Founder, RJF Asset Management

Advice: Exploit irrational behavior

When Russ Fuller began his investment career in the early 1970s as a sell-side analyst, he "couldn't understand why stock prices moved up and down." Returning to graduate school, becoming a professor, and combining his academic career with professional money management in the 1970s and 1980s brought him no closer to an answer.

The picture became somewhat clearer in 1990, when he decided to study behavioral finance during a sabbatical. He has since left the academic world behind, but continues to manage money based on what he learned about the topic 14 years ago.

Today, Fuller co-manages two mutual funds that base their investment strategies on behavioral finance theories. One, the J.P. Morgan Fleming Undiscovered Managers Growth Fund, relies on investors' tendency toward "anchoring" to find companies that have the potential for earnings surprises. "Psychologists have documented that when people make quantitative estimates, their estimates are heavily influenced by previous values of the item," he says. "That explains why a car salesman will start with a high figure and work his way down." Similarly, he says, earnings forecasts are a powerful anchor and analysts are very reluctant to revise them radically. The trick is finding companies that will deliver earnings surprises most people are not expecting.

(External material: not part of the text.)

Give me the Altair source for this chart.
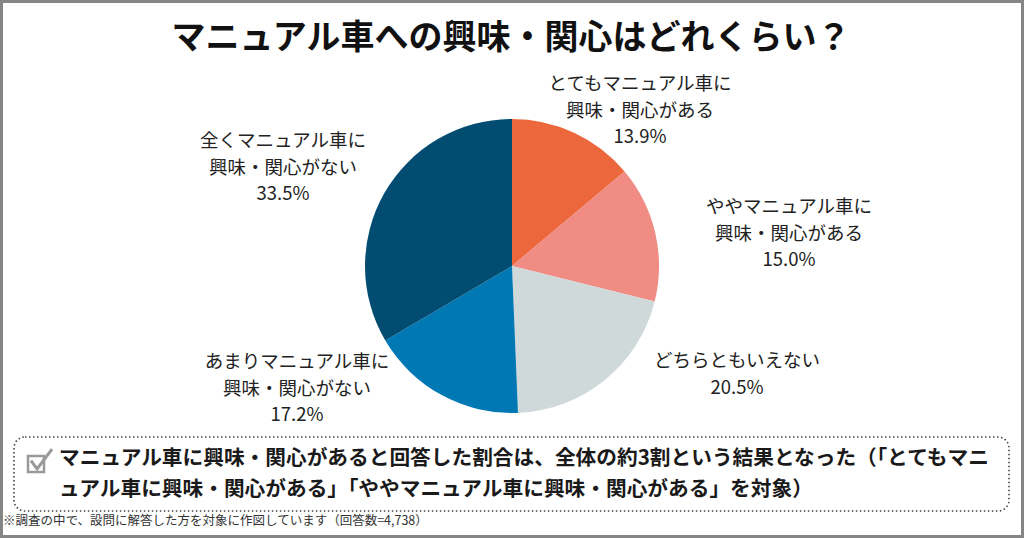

Analysts also tend to be overconfident in their predictions, another bias that gives investors the opportunity to find companies that exceed market expectations. Fuller finds most earnings surprise stories in small and mid-sized companies in the technology sector, which comprises nearly half of fund assets, and consumer products and services, which account for nearly one-third of the portfolio.

In value and contrarian investing, the goal is to exploit investor overreaction to past negative information. "People evaluate the probability of an uncertain future event by the degree to which it is similar to a recently observed event," he says. "There are many cases where analysts stereotype beaten-down companies as permanent losers. But not all of them are." To find stocks for the J.P. Morgan Fleming Undiscovered Managers Behavioral Value Fund, Fuller looks for positive signs that others may be missing, such as insider buying among small-cap value companies. He usually finds them in sectors such as consumer products and services, technology, financial services and health care. Together, these sectors account for more than 80% of the fund portfolio.